- [INSTRUCTIONS FOR THE TASK] Pictures stay out of the copy; set down each line of the listing below exactly.

+++++

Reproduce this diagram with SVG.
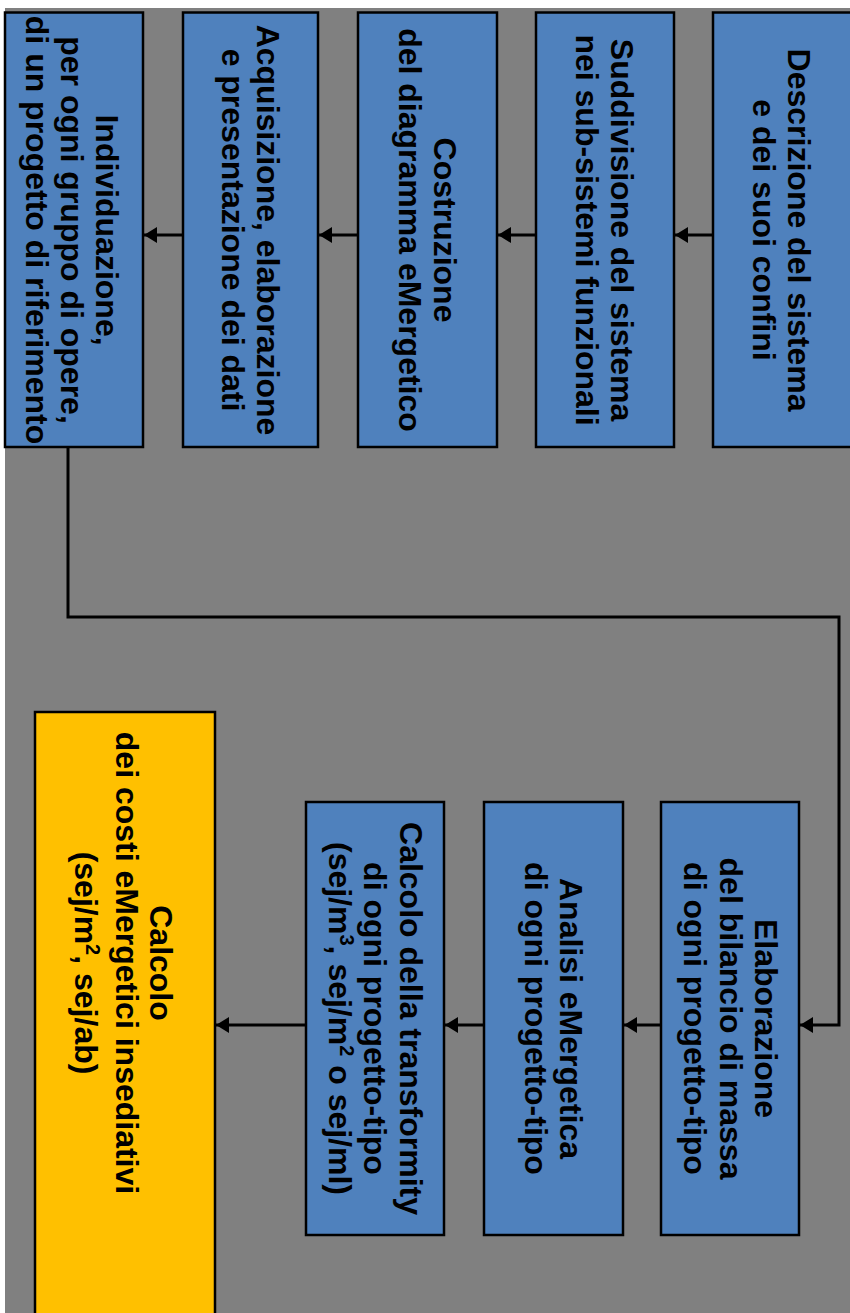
<svg xmlns="http://www.w3.org/2000/svg" width="850" height="1313" viewBox="0 0 850 1313">
<style>
.bg{fill:#808080}
.box{fill:#4F81BD;stroke:#000;stroke-width:2.5}
.ybox{fill:#FFC000;stroke:#000;stroke-width:2.5}
.t{font-family:"Liberation Sans",Arial,sans-serif;font-weight:bold;font-size:32px;fill:#000;text-anchor:middle}
.sup{font-size:20px}
.c{fill:none;stroke:#000;stroke-width:3}
</style>
<defs>
<marker id="ah" markerUnits="userSpaceOnUse" markerWidth="14" markerHeight="18" refX="13" refY="9" orient="auto">
<path d="M0,1 L13,9 L0,17 Z" fill="#000"/>
</marker>
</defs>
<rect width="850" height="1313" fill="#fff"/>
<rect class="bg" x="5" y="8" width="845" height="1305"/>

<g id="connectors">
<line class="c" x1="713" y1="235" x2="675" y2="235" marker-end="url(#ah)"/>
<line class="c" x1="536" y1="235" x2="498" y2="235" marker-end="url(#ah)"/>
<line class="c" x1="358" y1="235" x2="319" y2="235" marker-end="url(#ah)"/>
<line class="c" x1="183" y1="235" x2="144" y2="235" marker-end="url(#ah)"/>
<path class="c" d="M68,447 V617 H839 V1025 H800" marker-end="url(#ah)"/>
<line class="c" x1="661" y1="1025" x2="624" y2="1025" marker-end="url(#ah)"/>
<line class="c" x1="484" y1="1025" x2="445" y2="1025" marker-end="url(#ah)"/>
<line class="c" x1="306" y1="1025" x2="216" y2="1025" marker-end="url(#ah)"/>
</g>

<g id="n1">
<rect class="box" x="713" y="12.5" width="140" height="434.5"/>
<text class="t" transform="translate(0,230) rotate(90)"><tspan x="0" y="-787.5">Descrizione del sistema</tspan><tspan x="0" y="-752.5">e dei suoi confini</tspan></text>
</g>
<g id="n2">
<rect class="box" x="536" y="12.5" width="138" height="434.5"/>
<text class="t" transform="translate(0,230) rotate(90)"><tspan x="0" y="-611">Suddivisione del sistema</tspan><tspan x="0" y="-576">nei sub-sistemi funzionali</tspan></text>
</g>
<g id="n3">
<rect class="box" x="358" y="12.5" width="139" height="434.5"/>
<text class="t" transform="translate(0,230) rotate(90)"><tspan x="0" y="-434">Costruzione</tspan><tspan x="0" y="-399">del diagramma eMergetico</tspan></text>
</g>
<g id="n4">
<rect class="box" x="183" y="12.5" width="135" height="434.5"/>
<text class="t" transform="translate(0,230) rotate(90)"><tspan x="0" y="-256.5">Acquisizione, elaborazione</tspan><tspan x="0" y="-221.5">e presentazione dei dati</tspan></text>
</g>
<g id="n5">
<rect class="box" x="5" y="12.5" width="138" height="434.5"/>
<text class="t" transform="translate(0,230) rotate(90)"><tspan x="0" y="-95.5">Individuazione,</tspan><tspan x="0" y="-60.5">per ogni gruppo di opere,</tspan><tspan x="0" y="-25.5">di un progetto di riferimento</tspan></text>
</g>
<g id="n6">
<rect class="box" x="661" y="802" width="138" height="433"/>
<text class="t" transform="translate(0,1018.5) rotate(90)"><tspan x="0" y="-755">Elaborazione</tspan><tspan x="0" y="-719.5">del bilancio di massa</tspan><tspan x="0" y="-684">di ogni progetto-tipo</tspan></text>
</g>
<g id="n7">
<rect class="box" x="484" y="802" width="139" height="433"/>
<text class="t" transform="translate(0,1018.5) rotate(90)"><tspan x="0" y="-559.5">Analisi eMergetica</tspan><tspan x="0" y="-524.5">di ogni progetto-tipo</tspan></text>
</g>
<g id="n8">
<rect class="box" x="306" y="802" width="138" height="433"/>
<text class="t" transform="translate(0,1018.5) rotate(90)"><tspan x="0" y="-399.5">Calcolo della transformity</tspan><tspan x="0" y="-364">di ogni progetto-tipo</tspan><tspan x="0" y="-329">(sej/m<tspan class="sup" dy="-11">3</tspan><tspan dy="11">, sej/m</tspan><tspan class="sup" dy="-11">2</tspan><tspan dy="11"> o sej/ml)</tspan></tspan></text>
</g>
<g id="n9">
<rect class="ybox" x="35" y="712" width="180" height="620"/>
<text class="t" transform="translate(0,963) rotate(90)"><tspan x="0" y="-150">Calcolo</tspan><tspan x="0" y="-116">dei costi eMergetici insediativi</tspan><tspan x="0" y="-75">(sej/m<tspan class="sup" dy="-11">2</tspan><tspan dy="11">, sej/ab)</tspan></tspan></text>
</g>
</svg>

+++++

- [ANSWER FOR THIS EXERCISE]
Reproduce this diagram with SVG.
<svg xmlns="http://www.w3.org/2000/svg" width="850" height="1313" viewBox="0 0 850 1313">
<style>
.bg{fill:#808080}
.box{fill:#4F81BD;stroke:#000;stroke-width:2.5}
.ybox{fill:#FFC000;stroke:#000;stroke-width:2.5}
.t{font-family:"Liberation Sans",Arial,sans-serif;font-weight:bold;font-size:32px;fill:#000;text-anchor:middle}
.sup{font-size:20px}
.c{fill:none;stroke:#000;stroke-width:3}
</style>
<defs>
<marker id="ah" markerUnits="userSpaceOnUse" markerWidth="14" markerHeight="18" refX="13" refY="9" orient="auto">
<path d="M0,1 L13,9 L0,17 Z" fill="#000"/>
</marker>
</defs>
<rect width="850" height="1313" fill="#fff"/>
<rect class="bg" x="5" y="8" width="845" height="1305"/>

<g id="connectors">
<line class="c" x1="713" y1="235" x2="675" y2="235" marker-end="url(#ah)"/>
<line class="c" x1="536" y1="235" x2="498" y2="235" marker-end="url(#ah)"/>
<line class="c" x1="358" y1="235" x2="319" y2="235" marker-end="url(#ah)"/>
<line class="c" x1="183" y1="235" x2="144" y2="235" marker-end="url(#ah)"/>
<path class="c" d="M68,447 V617 H839 V1025 H800" marker-end="url(#ah)"/>
<line class="c" x1="661" y1="1025" x2="624" y2="1025" marker-end="url(#ah)"/>
<line class="c" x1="484" y1="1025" x2="445" y2="1025" marker-end="url(#ah)"/>
<line class="c" x1="306" y1="1025" x2="216" y2="1025" marker-end="url(#ah)"/>
</g>

<g id="n1">
<rect class="box" x="713" y="12.5" width="140" height="434.5"/>
<text class="t" transform="translate(0,230) rotate(90)"><tspan x="0" y="-787.5">Descrizione del sistema</tspan><tspan x="0" y="-752.5">e dei suoi confini</tspan></text>
</g>
<g id="n2">
<rect class="box" x="536" y="12.5" width="138" height="434.5"/>
<text class="t" transform="translate(0,230) rotate(90)"><tspan x="0" y="-611">Suddivisione del sistema</tspan><tspan x="0" y="-576">nei sub-sistemi funzionali</tspan></text>
</g>
<g id="n3">
<rect class="box" x="358" y="12.5" width="139" height="434.5"/>
<text class="t" transform="translate(0,230) rotate(90)"><tspan x="0" y="-434">Costruzione</tspan><tspan x="0" y="-399">del diagramma eMergetico</tspan></text>
</g>
<g id="n4">
<rect class="box" x="183" y="12.5" width="135" height="434.5"/>
<text class="t" transform="translate(0,230) rotate(90)"><tspan x="0" y="-256.5">Acquisizione, elaborazione</tspan><tspan x="0" y="-221.5">e presentazione dei dati</tspan></text>
</g>
<g id="n5">
<rect class="box" x="5" y="12.5" width="138" height="434.5"/>
<text class="t" transform="translate(0,230) rotate(90)"><tspan x="0" y="-95.5">Individuazione,</tspan><tspan x="0" y="-60.5">per ogni gruppo di opere,</tspan><tspan x="0" y="-25.5">di un progetto di riferimento</tspan></text>
</g>
<g id="n6">
<rect class="box" x="661" y="802" width="138" height="433"/>
<text class="t" transform="translate(0,1018.5) rotate(90)"><tspan x="0" y="-755">Elaborazione</tspan><tspan x="0" y="-719.5">del bilancio di massa</tspan><tspan x="0" y="-684">di ogni progetto-tipo</tspan></text>
</g>
<g id="n7">
<rect class="box" x="484" y="802" width="139" height="433"/>
<text class="t" transform="translate(0,1018.5) rotate(90)"><tspan x="0" y="-559.5">Analisi eMergetica</tspan><tspan x="0" y="-524.5">di ogni progetto-tipo</tspan></text>
</g>
<g id="n8">
<rect class="box" x="306" y="802" width="138" height="433"/>
<text class="t" transform="translate(0,1018.5) rotate(90)"><tspan x="0" y="-399.5">Calcolo della transformity</tspan><tspan x="0" y="-364">di ogni progetto-tipo</tspan><tspan x="0" y="-329">(sej/m<tspan class="sup" dy="-11">3</tspan><tspan dy="11">, sej/m</tspan><tspan class="sup" dy="-11">2</tspan><tspan dy="11"> o sej/ml)</tspan></tspan></text>
</g>
<g id="n9">
<rect class="ybox" x="35" y="712" width="180" height="620"/>
<text class="t" transform="translate(0,963) rotate(90)"><tspan x="0" y="-150">Calcolo</tspan><tspan x="0" y="-116">dei costi eMergetici insediativi</tspan><tspan x="0" y="-75">(sej/m<tspan class="sup" dy="-11">2</tspan><tspan dy="11">, sej/ab)</tspan></tspan></text>
</g>
</svg>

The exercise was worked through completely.